Source code of charts

────────────────

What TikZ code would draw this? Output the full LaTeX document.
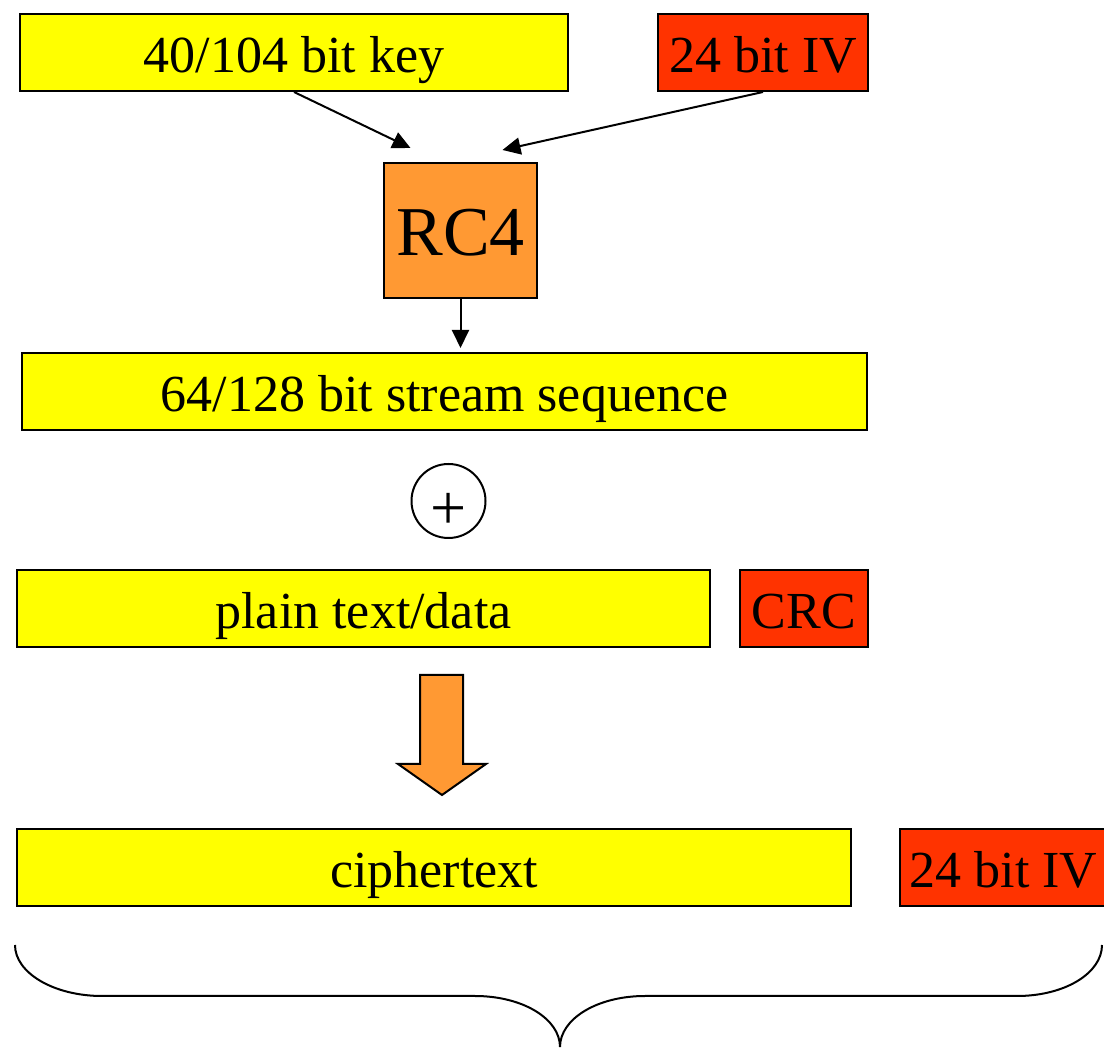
\documentclass[tikz,border=0pt]{standalone}
\usepackage{fontspec}
\setmainfont{Liberation Serif}
\usetikzlibrary{arrows.meta, positioning, calc}
\definecolor{wepyellow}{HTML}{FFFF00}
\definecolor{wepred}{HTML}{FF3300}
\definecolor{weporange}{HTML}{FF9933}

\begin{document}
\begin{tikzpicture}[
    x=0.5pt, y=-0.5pt,
    field/.style={draw, line width=1pt, inner sep=0pt, minimum height=38.5pt,
        text height=20pt, text depth=0pt, font=\fontsize{26}{30}\selectfont},
    databox/.style={field, fill=wepyellow},
    ivbox/.style={field, fill=wepred},
    cipherbox/.style={draw, line width=1pt, fill=weporange, inner sep=0pt,
        minimum width=76.5pt, minimum height=67.5pt, text height=25.5pt,
        text depth=0pt, font=\fontsize{35}{40}\selectfont},
    xorsym/.style={draw, circle, line width=1pt, inner sep=0pt, minimum size=37pt,
        text height=29pt, text depth=0pt, font=\fontsize{32}{34}\selectfont},
    arrow/.style={-{Triangle[length=9pt, width=8.5pt]}, line width=1pt}
]
    \useasboundingbox (0,0) rectangle (1104,1052);
    % inputs
    \node[databox, minimum width=274pt] (key) at (294, 52.5) {40/104 bit key};
    \node[ivbox, minimum width=105pt] (ivtop) at (763, 52.5) {24 bit IV};
    \node[cipherbox] (rc4) at (460.5, 230.5) {RC4};
    \draw[arrow] (key.south) -- ($(rc4.north)+(-50,-14)$);
    \draw[arrow] (ivtop.south) -- ($(rc4.north)+(42,-12)$);
    % keystream
    \node[databox, minimum width=422.5pt] (stream) at (444.5, 391.5) {64/128 bit stream sequence};
    \draw[arrow, shorten >=2pt] (rc4.south) -- (rc4.south |- stream.north);
    \node[xorsym] (xor) at (448.5, 501) {+};
    % plaintext + icv
    \node[databox, minimum width=346.5pt] (plain) at (363.5, 609) {plain text/data};
    \node[ivbox, minimum width=64pt] (crc) at (804, 609) {CRC};
    \draw[line width=1pt, fill=weporange]
        (420, 675) -- (463, 675) -- (463, 764) -- (486, 764) -- (442, 795)
        -- (398, 764) -- (420, 764) -- cycle;
    % output frame
    \node[databox, minimum width=417pt] (cipher) at (434, 867.5) {ciphertext};
    \node[ivbox, minimum width=103.5pt] (ivbot) at (1003.5, 867.5) {24 bit IV};
    \draw[line width=1pt]
        (15, 945) .. controls (15, 973) and (54, 996) .. (102, 996) -- (475, 996)
        .. controls (523, 996) and (560, 1019) .. (560, 1047)
        .. controls (560, 1019) and (597, 996) .. (645, 996) -- (1017, 996)
        .. controls (1065, 996) and (1102, 973) .. (1102, 945);
\end{tikzpicture}
\end{document}
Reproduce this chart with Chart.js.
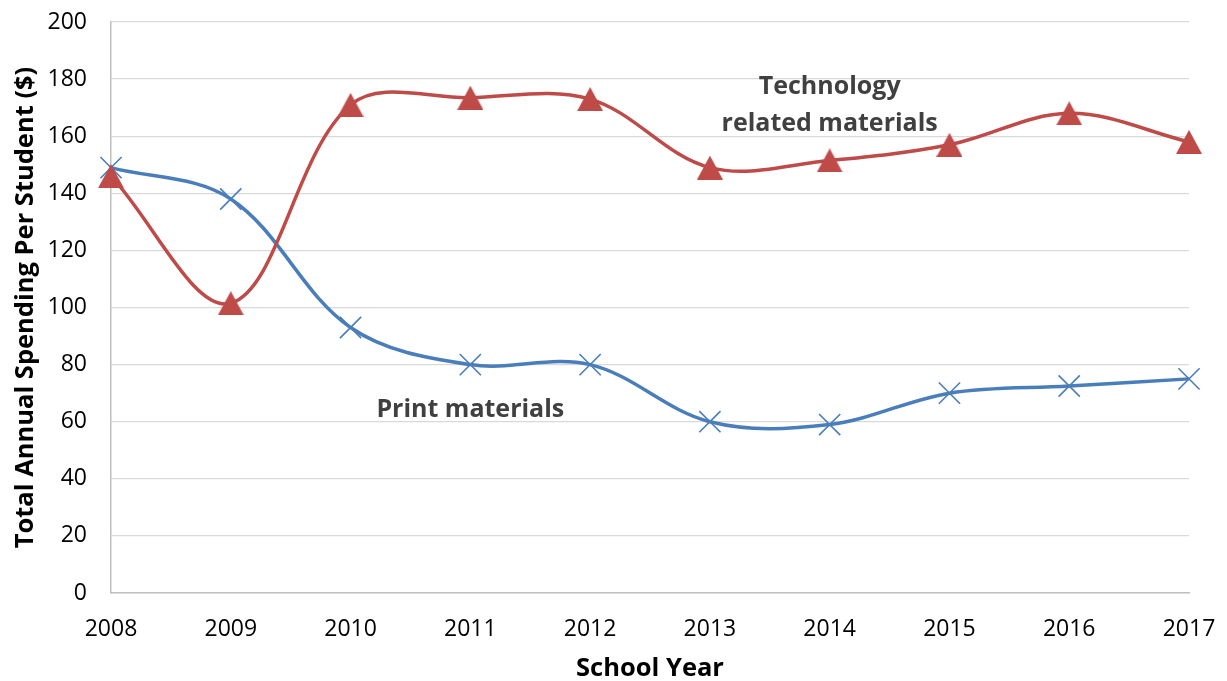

────────────────

→ **Exercise task**: Strip out the pictures and quote the remaining data word for word.

→ **Expected answer**:
What TikZ code would draw this? Output the full LaTeX document.
\documentclass[tikz,border=0pt]{standalone}
\usepackage{fontspec}
\setmainfont{Liberation Serif}
\usetikzlibrary{arrows.meta, positioning, calc}
\definecolor{wepyellow}{HTML}{FFFF00}
\definecolor{wepred}{HTML}{FF3300}
\definecolor{weporange}{HTML}{FF9933}

\begin{document}
\begin{tikzpicture}[
    x=0.5pt, y=-0.5pt,
    field/.style={draw, line width=1pt, inner sep=0pt, minimum height=38.5pt,
        text height=20pt, text depth=0pt, font=\fontsize{26}{30}\selectfont},
    databox/.style={field, fill=wepyellow},
    ivbox/.style={field, fill=wepred},
    cipherbox/.style={draw, line width=1pt, fill=weporange, inner sep=0pt,
        minimum width=76.5pt, minimum height=67.5pt, text height=25.5pt,
        text depth=0pt, font=\fontsize{35}{40}\selectfont},
    xorsym/.style={draw, circle, line width=1pt, inner sep=0pt, minimum size=37pt,
        text height=29pt, text depth=0pt, font=\fontsize{32}{34}\selectfont},
    arrow/.style={-{Triangle[length=9pt, width=8.5pt]}, line width=1pt}
]
    \useasboundingbox (0,0) rectangle (1104,1052);
    % inputs
    \node[databox, minimum width=274pt] (key) at (294, 52.5) {40/104 bit key};
    \node[ivbox, minimum width=105pt] (ivtop) at (763, 52.5) {24 bit IV};
    \node[cipherbox] (rc4) at (460.5, 230.5) {RC4};
    \draw[arrow] (key.south) -- ($(rc4.north)+(-50,-14)$);
    \draw[arrow] (ivtop.south) -- ($(rc4.north)+(42,-12)$);
    % keystream
    \node[databox, minimum width=422.5pt] (stream) at (444.5, 391.5) {64/128 bit stream sequence};
    \draw[arrow, shorten >=2pt] (rc4.south) -- (rc4.south |- stream.north);
    \node[xorsym] (xor) at (448.5, 501) {+};
    % plaintext + icv
    \node[databox, minimum width=346.5pt] (plain) at (363.5, 609) {plain text/data};
    \node[ivbox, minimum width=64pt] (crc) at (804, 609) {CRC};
    \draw[line width=1pt, fill=weporange]
        (420, 675) -- (463, 675) -- (463, 764) -- (486, 764) -- (442, 795)
        -- (398, 764) -- (420, 764) -- cycle;
    % output frame
    \node[databox, minimum width=417pt] (cipher) at (434, 867.5) {ciphertext};
    \node[ivbox, minimum width=103.5pt] (ivbot) at (1003.5, 867.5) {24 bit IV};
    \draw[line width=1pt]
        (15, 945) .. controls (15, 973) and (54, 996) .. (102, 996) -- (475, 996)
        .. controls (523, 996) and (560, 1019) .. (560, 1047)
        .. controls (560, 1019) and (597, 996) .. (645, 996) -- (1017, 996)
        .. controls (1065, 996) and (1102, 973) .. (1102, 945);
\end{tikzpicture}
\end{document}
Reproduce this chart with Chart.js.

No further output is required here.